During winter, move the cactus to a place with no more than four hours of sunlight per day. Temperatures of around 50 degrees Fahrenheit ( 10 degrees Celsius) trigger the plant to go dormant and use its energy to create blooms in spring. Withhold water during dormancy, resuming once again in early spring. Once watering increases, feed once per month with a liquid cactus fertilizer for better cactus flowering.
The Starfish flowering cactus is a soft-stemmed succulent that does not produce spikes. The stems grow from a central point and feature a thick outer skin. The plant grows aggressively and will spread when planted outdoors. In pots it will reach a height of 10 inches ( 25 cm) and 4 inches ( 10 cm) wide. Blooms are large with five petals, usually yellow with many red or brown speckles to give a mottled appearance. Like the Lifesaver plant, these showy flowers give off a strong and unpleasant odor to attract pollinators. Flowering begins in late summer through fall.
Bright, indirect sunlight is recommended for indoor growth. Near a west or south-facing window is ideal, though the plant will benefit from some shelter to afternoon sun. If moving the plant outdoors, full sun to partial shade is best. The Starfish cactus is drought tolerant and prefers the soak and dry watering method. Allow the soil to dry out between waterings, then soak the soil until the water runs through the pot’s drainage holes. Dispose of collected water in the drip tray.
Allow the plant to rest during the winter by moving it to a cooler location with temperatures around 50 degrees Fahrenheit ( 10 degrees Celsius). Reduce waterings, providing just enough to keep the leaves from shriveling. Do not fertilize in the winter but begin feedings once per month in the early spring of a houseplant fertilizer diluted to half strength.
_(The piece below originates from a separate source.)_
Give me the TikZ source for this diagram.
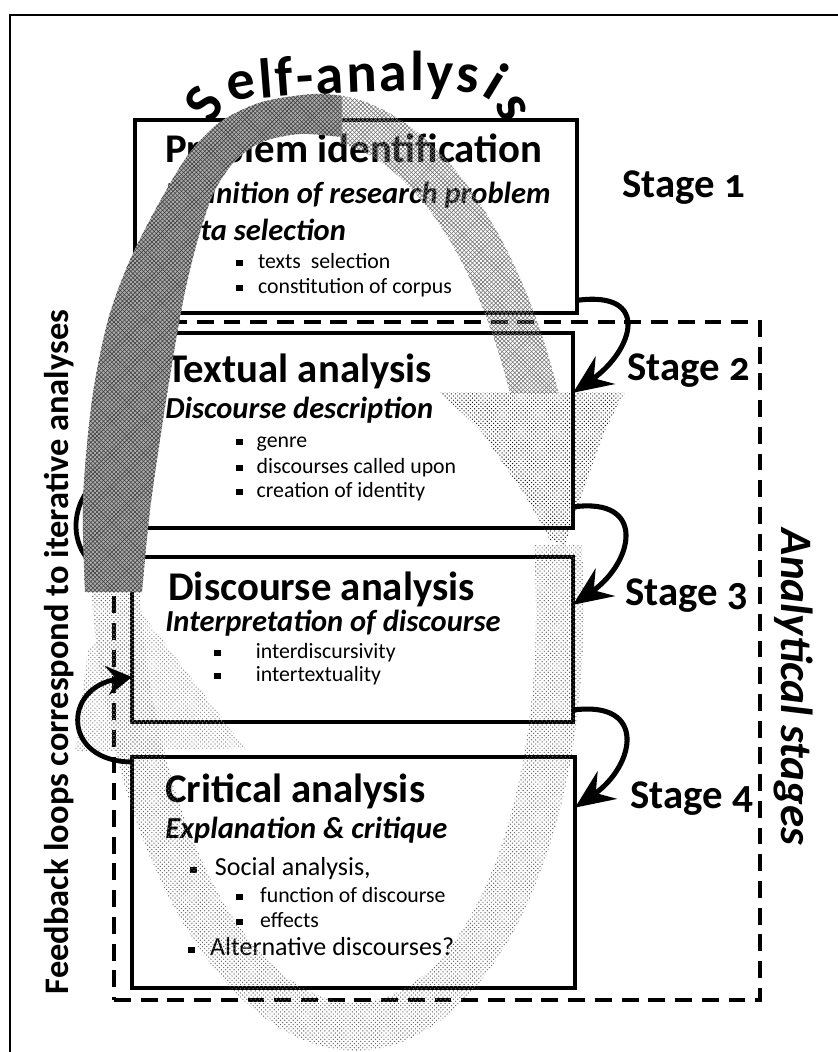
\documentclass[tikz,border=0pt]{standalone}
\usepackage{fontspec}
\setmainfont{Carlito}
\newfontfamily\stagefont[Numbers=OldStyle]{Carlito}
\usetikzlibrary{positioning,fit,arrows.meta,patterns,decorations.text}
\newcommand{\sq}{\rule[1.5pt]{4.5pt}{4.5pt}}

\begin{document}
\begin{tikzpicture}[x=0.025cm, y=-0.025cm,
		box/.style={draw, line width=2.8pt, fill=white, inner sep=0pt, outer sep=0pt},
		dashbox/.style={draw, line width=2.3pt, dash pattern=on 12pt off 7pt, inner sep=0pt},
		title/.style={anchor=base west, inner sep=0pt, font=\fontsize{29}{32}\selectfont\bfseries},
		sub/.style={anchor=base west, inner sep=0pt, font=\fontsize{21.7}{25}\selectfont\bfseries\itshape},
		item/.style={anchor=base west, inner sep=0pt, font=\fontsize{15.5}{18}\selectfont},
		bigitem/.style={anchor=base west, inner sep=0pt, font=\fontsize{18.5}{22}\selectfont},
		stage/.style={anchor=base west, inner sep=0pt, font=\fontsize{29}{32}\selectfont\stagefont\bfseries},
		stagearr/.style={line width=3.6pt, -{Stealth[length=28pt,width=24pt,inset=10pt]}},
		backarr/.style={line width=3.4pt, -{Stealth[length=18pt,width=21pt,inset=7pt]}},
		band/.style={even odd rule, shift={(337,572)}, rotate=3}]
	\useasboundingbox (0,0) rectangle (837,1052);
	% frame
	\draw[line width=2pt] (10,1070) -- (10,15) -- (850,15);
	\node[dashbox, fit={(114,322) (760,1000)}] (stages) {};
	% the four boxes
	\node[box, fit={(135,120) (577,313)}] (b1) {};
	\node[box, fit={(133,333) (573,528)}] (b2) {};
	\node[box, fit={(132,557) (573,722)}] (b3) {};
	\node[box, fit={(132,757) (575,988)}] (b4) {};
	\node[title] (t1) at (165,162) {Problem identification};
	\node[sub] (s1) at (165,203) {Definition of research problem};
	\node[sub] (d1) at (165,240) {Data selection};
	\node[item] (i11) at (236,268) {\sq\hspace{11pt}texts\ \ selection};
	\node[item] (i12) at (236,293) {\sq\hspace{11pt}constitution of corpus};
	\node[title] (t2) at (167,382) {Textual analysis};
	\node[sub] (s2) at (165,418) {Discourse description};
	\node[item] (i21) at (236,447) {\sq\hspace{10pt}genre};
	\node[item] (i22) at (236,473) {\sq\hspace{10pt}discourses called upon};
	\node[item] (i23) at (236,497) {\sq\hspace{10pt}creation of identity};
	\node[title] (t3) at (168,600) {Discourse analysis};
	\node[sub] (s3) at (165,631) {Interpretation of discourse};
	\node[item] (i31) at (214,658) {\sq\hspace{25pt}interdiscursivity};
	\node[item] (i32) at (214,681) {\sq\hspace{25pt}intertextuality};
	\node[title] (t4) at (165,802) {Critical analysis};
	\node[sub] (s4) at (165,838) {Explanation \& critique};
	\node[bigitem] (i41) at (190,875) {\sq\hspace{13pt}Social analysis,};
	\node[item] (i42) at (236,902) {\sq\hspace{12.5pt}function of discourse};
	\node[item] (i43) at (236,927) {\sq\hspace{12.5pt}effects};
	\node[bigitem] (i44) at (188,955) {\sq\hspace{11pt}Alternative discourses?};
	\draw[backarr] ([yshift=-14pt]b3.north west) .. controls +(-76,0) and +(-70,10) .. ([yshift=41pt]b2.south west);
	% self-analysis loop
	\fill[black!32] plot[smooth] coordinates {(85,592) (83,500) (92,400) (108,320) (130,260) (158,205) (188,155) (220,122) (262,102) (313,94) (342,96)}
		-- plot[smooth] coordinates {(342,137) (300,134) (262,142) (234,162) (214,192) (200,232) (187,282) (176,340) (163,420) (150,510) (142,592)} -- cycle;
	\path[pattern=crosshatch, pattern color=black!75] plot[smooth] coordinates {(85,592) (83,500) (92,400) (108,320) (130,260) (158,205) (188,155) (220,122) (262,102) (313,94) (342,96)}
		-- plot[smooth] coordinates {(342,137) (300,134) (262,142) (234,162) (214,192) (200,232) (187,282) (176,340) (163,420) (150,510) (142,592)} -- cycle;
	\begin{scope}
		\clip (340,0) rectangle (900,392);
		\path[band, pattern=crosshatch, pattern color=black!55] (0,0) ellipse [x radius=246, y radius=479] (0,0) ellipse [x radius=198, y radius=431];
	\end{scope}
	\begin{scope}
		\clip (340,545) rectangle (900,1100) (0,592) rectangle (340,1100);
		\path[band, pattern=crosshatch dots, pattern color=black!60] (0,0) ellipse [x radius=246, y radius=479] (0,0) ellipse [x radius=198, y radius=431];
	\end{scope}
	\path[pattern=crosshatch dots, pattern color=black!90] (440,392) -- (625,392) -- (605,430) -- (585,485) -- (565,545) -- (550,540) -- (525,495) -- (480,430) -- cycle;
	\path[pattern=crosshatch dots, pattern color=black!45] (132,600) -- (170,650) -- (245,748) -- (75,752) -- (88,650) -- cycle;
	\path[decorate, decoration={text along path, text align=fit to path,
		text={|\fontsize{40}{42}\selectfont\bfseries|Self-analysis}}]
		(212,126) .. controls (220,108) and (232,100) .. (250,99) .. controls (330,92) and (420,88) .. (472,93) .. controls (488,95) and (498,104) .. (503,124);
	% stage arrows
	\draw[stagearr] ([yshift=9pt]b1.south east) .. controls +(75,-10) and +(60,-42) .. ([yshift=-42.5pt]b2.north east);
	\draw[stagearr] ([yshift=15pt]b2.south east) .. controls +(75,-10) and +(60,-42) .. ([yshift=-34pt]b3.north east);
	\draw[stagearr] ([yshift=8.5pt]b3.south east) .. controls +(75,-10) and +(60,-42) .. ([yshift=-36pt]b4.north east);
	\draw[backarr] ([yshift=-3.5pt]b4.north west) .. controls +(-70,0) and +(-70,10) .. ([yshift=32pt]b3.south west);
	\node[stage] (st1) at (622,197) {Stage 1};
	\node[stage] (st2) at (627,380) {Stage 2};
	\node[stage] (st3) at (625,605) {Stage 3};
	\node[stage] (st4) at (630,808) {Stage 4};
	\node[rotate=-90, font=\fontsize{32}{34}\selectfont\bfseries\itshape] (an) at (793,687) {Analytical stages};
	\node[rotate=90, font=\fontsize{24.5}{26}\selectfont\bfseries] (fb) at (59,652) {Feedback loops correspond to iterative analyses};
\end{tikzpicture}
\end{document}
There are many beautiful varieties of flowering cactus plants to choose from. Most are easy to care for, provided you follow their sunlight, soil, and water requirements. The key to abundant blooms is allowing the flowering cacti to rest in the winter, when it diverts energy from growth into bud formation for the following season.
Flowering Cactus FAQ
Yes, most cacti make excellent houseplants. When grown indoors they often grow smaller and are easily accommodated in a pot. These plants also do well if given a spot near a sunny window.
Most flowering cactus plants will benefit from fertilizer feedings during the spring and summer months. This boost of nutrients helps give the plant energy to grow and produce more blooms.
Many varieties of cactus can be propagated by seeds collected from expired blooms. Some germinate more quickly than others. A more dependable method is to propagate from cutting offsets or stems from the mother plant and planting them. These cuttings will produce their own root system and grow into mature plants.
In general, the most common pests to watch for are mealybugs, spider mites, and aphids. A treatment with insecticidal soap will often rid your plant of these insects. Root rot is the most common disease among cacti and is a result of overwatering the plant.
In most cases, cacti are not toxic if ingested as they rely on their spikes for protection. There are some cacti species that are toxic, like the ones from the euphorbia genus, that produce a very toxic and irritating milky sap. In general, it is best to keep small children and pets away from cacti as most have spikes that will pierce the skin if touched.